▶ Requirement:
Find each line holding "this" and copy it out.

▶ Exercise material:
• • • •

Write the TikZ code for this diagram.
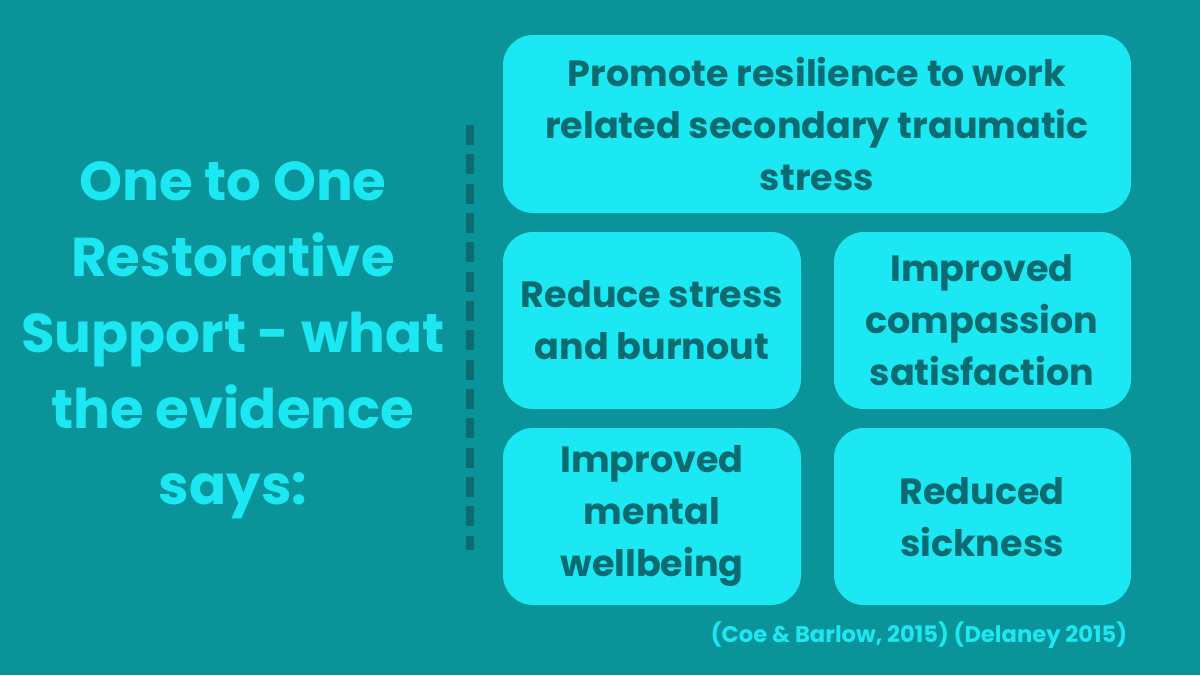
\documentclass[tikz,border=0pt]{standalone}
\usepackage{fontspec}
\setmainfont{Poppins}[BoldFont={* Bold}]
\definecolor{bg}{HTML}{0A9499}
\definecolor{box}{HTML}{1BE8F2}
\definecolor{dk}{HTML}{0B6B70}
\begin{document}
\begin{tikzpicture}[x=0.75pt,y=-0.75pt,
  card/.style={fill=box,rounded corners=22.5pt},
  lab/.style={text=dk,font=\bfseries\fontsize{27.4}{39}\selectfont,align=center}]
\fill[bg] (0,0) rectangle (1200,675);
\useasboundingbox (0,0) rectangle (1200,675);
\fill[card] (503,35) rectangle (1131,213);
\fill[card] (503,232) rectangle (801,409);
\fill[card] (834,232) rectangle (1131,409);
\fill[card] (503,428) rectangle (801,605);
\fill[card] (834,428) rectangle (1131,605);
\node[lab] (a) at (817,124) {Promote resilience to work\\related secondary traumatic\\stress};
\node[lab] (b) at (652,320) {Reduce stress\\and burnout};
\node[lab] (c) at (982,320) {Improved\\compassion\\satisfaction};
\node[lab] (d) at (652,516) {Improved\\mental\\wellbeing};
\node[lab] (e) at (982,517) {Reduced\\sickness};
\node[text=box,font=\bfseries\fontsize{41}{57}\selectfont,align=center] (t) at (233,340) {One to One\\Restorative\\Support - what\\the evidence\\says:};
\draw[dk,line width=6pt,dash pattern=on 15pt off 7pt] (470,125) -- (470,550);
\node[text=box,font=\bfseries\fontsize{17}{20}\selectfont] (cit) at (919,635) {(Coe \& Barlow, 2015) (Delaney 2015)};
\end{tikzpicture}
\end{document}
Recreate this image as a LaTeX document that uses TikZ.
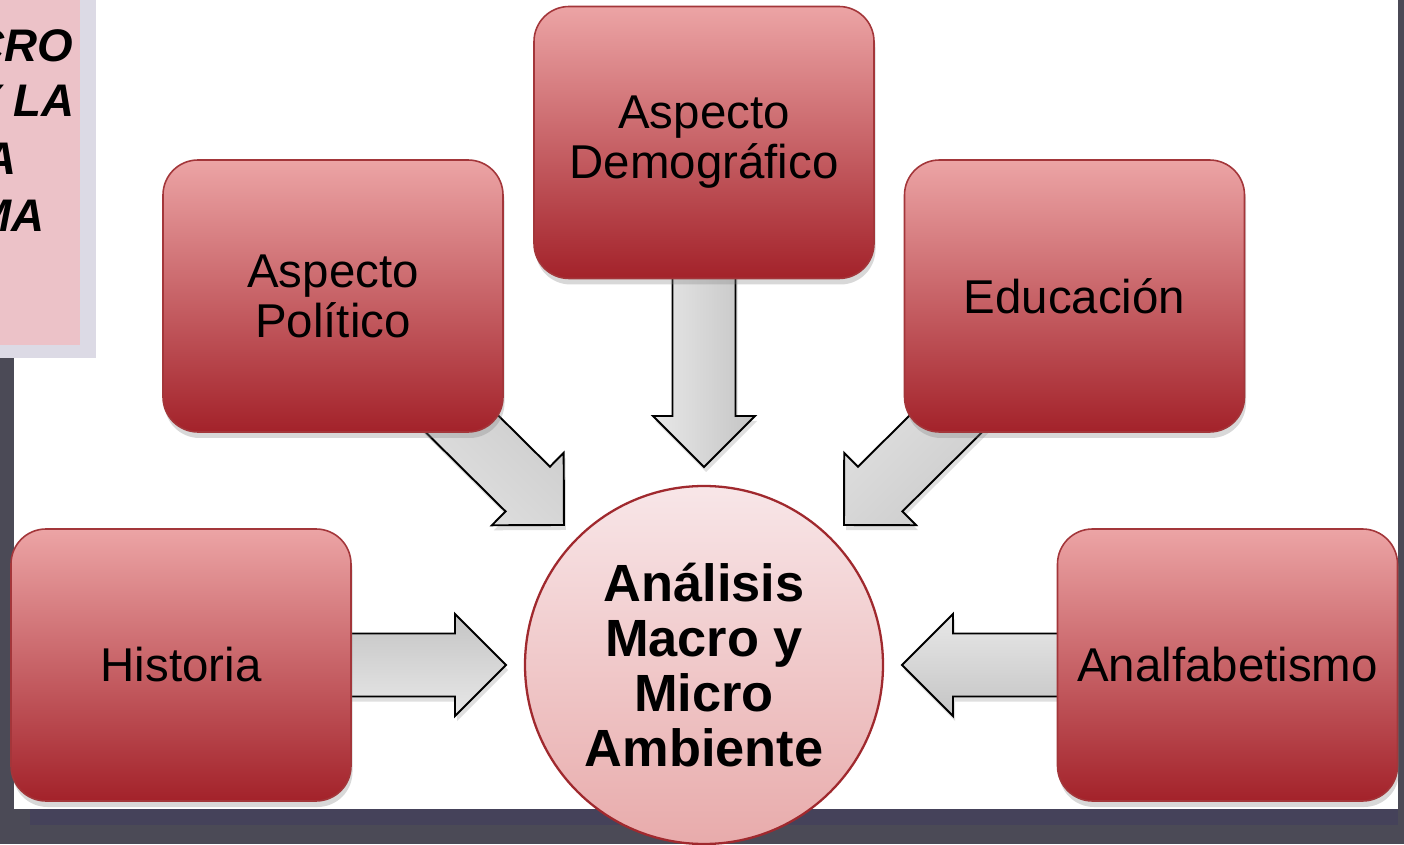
\documentclass[tikz,border=0pt]{standalone}
\usepackage{fontspec}
\setmainfont{Liberation Sans}
\usetikzlibrary{calc,shadows}

\definecolor{slate}{HTML}{4B4A56}
\definecolor{slateband}{HTML}{45425A}
\definecolor{notepink}{HTML}{ECC2C8}
\definecolor{noteframe}{HTML}{DCDAE5}
\definecolor{boxtop}{HTML}{ECA4A5}
\definecolor{boxmid}{HTML}{C46E72}
\definecolor{boxbot}{HTML}{A3222A}
\definecolor{boxedge}{HTML}{A3363A}
\definecolor{hubtop}{HTML}{F8E6E8}
\definecolor{hubbot}{HTML}{E8ABAB}
\definecolor{hubedge}{HTML}{A0292E}
\definecolor{arrowlight}{HTML}{E8E8E8}
\definecolor{arrowdark}{HTML}{C4C4C4}

\tikzstyle{topic} = [rectangle, rounded corners=0.7cm, minimum width=6.8cm, minimum height=5.44cm, text centered, align=center, draw=boxedge, line width=0.9pt, top color=boxtop, middle color=boxmid, bottom color=boxbot, font=\fontsize{27}{28.5}\selectfont, drop shadow={opacity=0.3, shadow xshift=0.03cm, shadow yshift=-0.12cm}]
\tikzstyle{hub} = [circle, minimum size=7.16cm, inner sep=0pt, align=center, draw=hubedge, line width=1.3pt, top color=hubtop, bottom color=hubbot, font=\bfseries\fontsize{29.8}{31.3}\selectfont]
\tikzstyle{note} = [inner sep=0pt, font=\bfseries\itshape\fontsize{26}{30}\selectfont]
\tikzstyle{flow} = [draw=black, line width=1.1pt, line join=miter, top color=arrowdark, bottom color=arrowlight, drop shadow={opacity=0.25, shadow xshift=0.04cm, shadow yshift=-0.1cm}]

% block arrow sizes
\newcommand{\shaftw}{0.63cm}
\newcommand{\headw}{1.02cm}
\newcommand{\headl}{1.02cm}
% block arrow from #1 to the tip #2, shading turns with the arrow
\newcommand{\blockarrow}[2]{%
  \pgfmathanglebetweenpoints{\pgfpointanchor{#1}{center}}{\pgfpointanchor{#2}{center}}%
  \let\flowangle\pgfmathresult
  \path[flow, shading angle=\flowangle] let \p1=($(#2)-(#1)$), \n2={veclen(\x1,\y1)} in
    [shift={(#1)}, rotate=\flowangle]
    (0,-\shaftw) -- ({\n2-\headl},-\shaftw) -- ({\n2-\headl},-\headw) -- (\n2,0)
    -- ({\n2-\headl},\headw) -- ({\n2-\headl},\shaftw) -- (0,\shaftw) -- cycle;
}

\pgfdeclarelayer{backdrop}
\pgfdeclarelayer{links}
\pgfsetlayers{backdrop,links,main}

\begin{document}
\begin{tikzpicture}
    \useasboundingbox (0,0) rectangle (28.08,16.88);
    \clip (0,0) rectangle (28.08,16.88);

    % slide background and the cut-off title note
    \begin{pgfonlayer}{backdrop}
        \fill[slate] (0,0) rectangle (28.08,16.88);
        \fill[slateband] (0.6,0.38) rectangle (27.96,0.7);
        \fill[white] (0.28,0.7) rectangle (27.96,16.88);
        \fill[noteframe] (0,9.72) rectangle (1.92,16.88);
        \fill[notepink] (0,9.98) rectangle (1.6,16.88);
    \end{pgfonlayer}
    \node (noteA) [note, anchor=base east] at (1.46,15.64) {CRO};
    \node (noteB) [note, anchor=base east] at (1.50,14.54) {Y LA};
    \node (noteC) [note, anchor=base east] at (0.34,13.38) {A};
    \node (noteD) [note, anchor=base east] at (0.90,12.24) {MA};

    % diagram
    \node (hub) [hub] at (14.08,3.58) {Análisis\\Macro y\\Micro\\Ambiente};
    \node (demo) [topic] at (14.08,14.03) {Aspecto\\Demográfico};
    \node (pol) [topic] at (6.66,10.96) {Aspecto\\Político};
    \node (edu) [topic] at (21.49,10.96) {Educación};
    \node (hist) [topic] at (3.62,3.58) {Historia};
    \node (analf) [topic] at (24.55,3.58) {Analfabetismo};

    \coordinate (tipDemo) at ($(hub)+(90:3.96)$);
    \coordinate (tipPol) at ($(hub)+(135:3.96)$);
    \coordinate (tipEdu) at ($(hub)+(45:3.96)$);
    \coordinate (tipHist) at ($(hub)+(180:3.96)$);
    \coordinate (tipAnalf) at ($(hub)+(0:3.96)$);

    \begin{pgfonlayer}{links}
        \blockarrow{demo}{tipDemo}
        \blockarrow{pol}{tipPol}
        \blockarrow{edu}{tipEdu}
        \blockarrow{hist}{tipHist}
        \blockarrow{analf}{tipAnalf}
    \end{pgfonlayer}
\end{tikzpicture}
\end{document}
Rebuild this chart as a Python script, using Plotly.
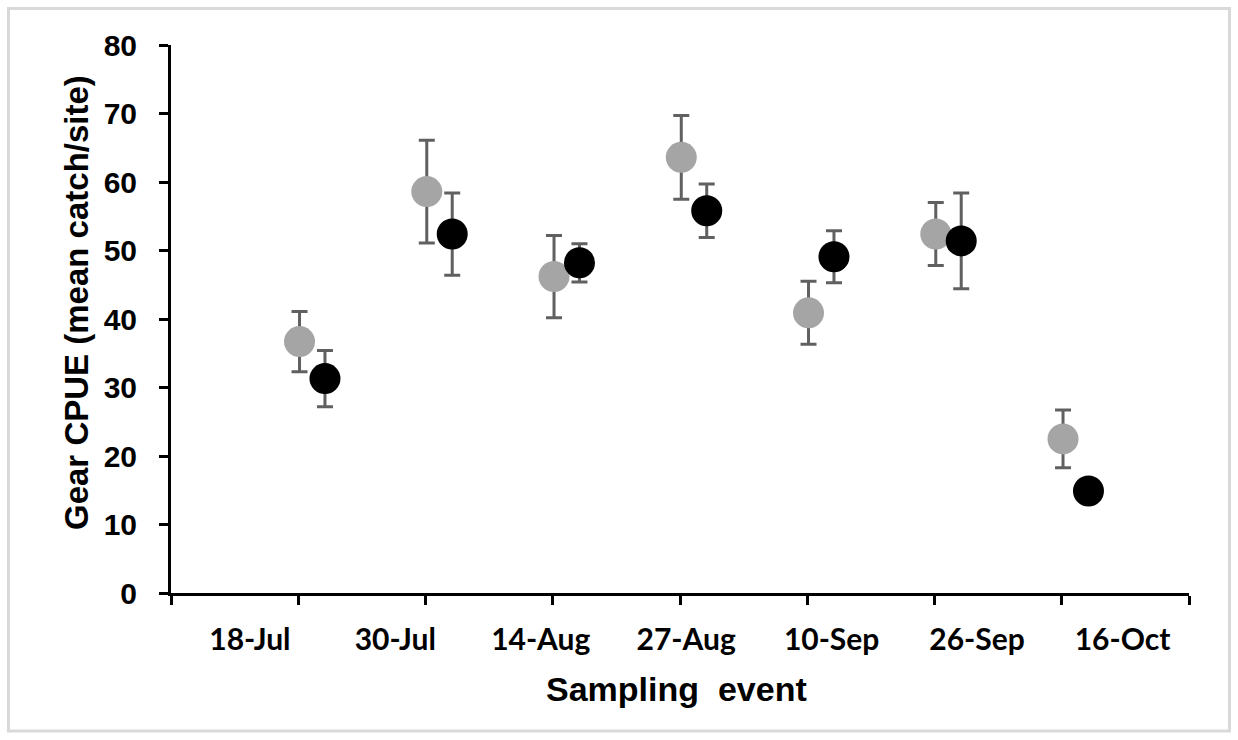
import plotly.graph_objects as go

# ---- data ----
events = ["18-Jul", "30-Jul", "14-Aug", "27-Aug", "10-Sep", "26-Sep", "16-Oct"]
gray_mean = [36.7, 58.6, 46.2, 63.6, 40.9, 52.4, 22.5]
gray_err = [4.4, 7.5, 6.0, 6.1, 4.6, 4.6, 4.2]
black_mean = [31.3, 52.4, 48.2, 55.8, 49.1, 51.4, 14.9]
black_err = [4.1, 6.0, 2.8, 3.9, 3.8, 7.0, 0.0]
y_ticks = [0, 10, 20, 30, 40, 50, 60, 70, 80]

# ---- layout geometry (pixels) ----
W, H = 1238, 740
L, R, T, B = 171, 49, 45, 147
pw, ph = W - L - R, H - T - B

def px_to_paper_x(px):
    return (px - L) / pw

def px_to_paper_y(py):
    return (H - B - py) / ph

n = len(events)
x_gray = [i + 1.01 for i in range(n)]
x_black = [i + 1.21 for i in range(n)]
label_pos = [0.62 + i * 8 / 7 for i in range(n)]

err_color = "#606060"

fig = go.Figure()
fig.add_trace(go.Scatter(
    x=x_gray, y=gray_mean, mode="markers",
    marker=dict(size=31, color="#a5a5a5", line=dict(width=0)),
    error_y=dict(type="data", array=gray_err, visible=True,
                 color=err_color, thickness=3, width=8),
    showlegend=False,
))
fig.add_trace(go.Scatter(
    x=x_black, y=black_mean, mode="markers",
    marker=dict(size=31, color="#000000", line=dict(width=0)),
    error_y=dict(type="data", array=black_err, visible=True,
                 color=err_color, thickness=3, width=8),
    showlegend=False,
))

fig.update_layout(
    width=W, height=H,
    margin=dict(l=L, r=R, t=T, b=B, pad=0),
    paper_bgcolor="white", plot_bgcolor="white",
    xaxis=dict(
        range=[0, 8], showgrid=False, zeroline=False,
        showline=True, linecolor="black", linewidth=3,
        tickmode="array", tickvals=label_pos, ticktext=events,
        ticks="", ticklabelstandoff=18,
        tickfont=dict(family="Lato", size=30, color="black", weight="bold"),
        minor=dict(tickmode="linear", tick0=0, dtick=1, ticks="outside",
                   ticklen=9, tickwidth=3, tickcolor="black", showgrid=False),
    ),
    yaxis=dict(
        range=[0, 80], showgrid=False, zeroline=False,
        showline=True, linecolor="black", linewidth=3,
        tickmode="array", tickvals=y_ticks,
        ticks="outside", ticklen=9, tickwidth=3, tickcolor="black",
        ticklabelstandoff=16,
        tickfont=dict(family="Liberation Sans", size=30, color="black", weight="bold"),
    ),
    annotations=[
        dict(text="Gear CPUE (mean catch/site)", xref="paper", yref="paper",
             x=px_to_paper_x(76), y=px_to_paper_y(303), textangle=-90,
             xanchor="center", yanchor="middle", showarrow=False,
             font=dict(family="Liberation Sans", size=33, color="black", weight="bold")),
        dict(text="Sampling&nbsp;&nbsp;event", xref="paper", yref="paper",
             x=px_to_paper_x(676), y=px_to_paper_y(689),
             xanchor="center", yanchor="middle", showarrow=False,
             font=dict(family="Liberation Sans", size=34, color="black", weight="bold")),
    ],
    shapes=[
        dict(type="rect", xref="paper", yref="paper",
             x0=px_to_paper_x(8.5), x1=px_to_paper_x(1229.5),
             y0=px_to_paper_y(731), y1=px_to_paper_y(8.5),
             line=dict(color="#d9d9d9", width=3), fillcolor="rgba(0,0,0,0)",
             layer="below"),
    ],
)

fig.write_html("out.html")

• • • •

▶ Task solution:
Write the TikZ code for this diagram.
Recreate this image as a LaTeX document that uses TikZ.
Rebuild this chart as a Python script, using Plotly.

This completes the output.